Learning to draw can initially feel uncomfortable, especially for older people, because it uses the right brain, and leaves the left brain out in the cold. Almost everything that people learn in our current society used the left brain only. You have to wake up sleeping nerve pathways in the right brain before it will start to feel easier, but it will happen if you just keep going.

When this happens, you may also get to appreciate the world around you more. The left brain is very critical. It likes to categorize everything, while the right brain tends to appreciate things for what they are, without judgment.

Keep in mind, before you do as well as you would like, especially if you are an adult where the pathways are more established than they are with a child, you may experience a bit of resistance. Just keep going. It is doing the act that makes the pathways, and eventually makes it easy. An example of this is that it is easier for a person who has learned a language to learn a second language, than it was for them to learn the first language.

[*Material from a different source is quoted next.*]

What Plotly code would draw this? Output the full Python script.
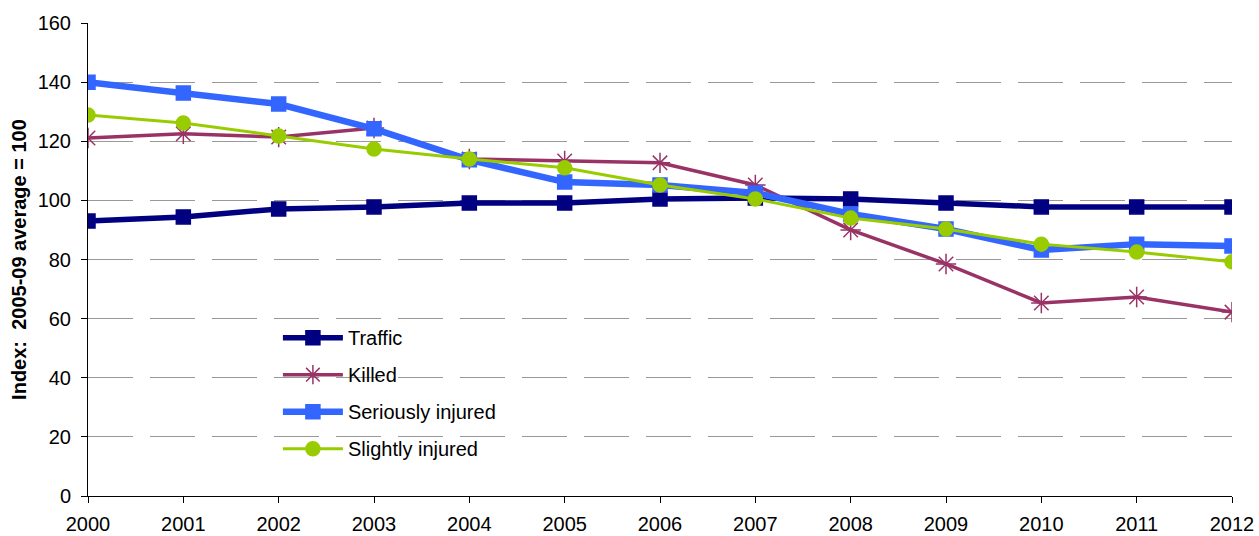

With drawing, you are making more pathways in the right brain, which probably hasn’t been used as much as it should. If your brain were a garden, the left brain probably looks well tended, but the right brain looks like a wild jungle – because traditional schooling did nothing to cultivate the right brain. In addition, we want to improve the pathways between the left and right brain, because that is what leads to genius.

Each time you do some more drawing, it will be easier, and you will draw better, because in the time between doing drawing, your brain will be busy building and improving new nerve pathways in the right brain. All it takes for you to stimulate those pathways is for you to exercise the right brain by looking at a line and then moving your pencil.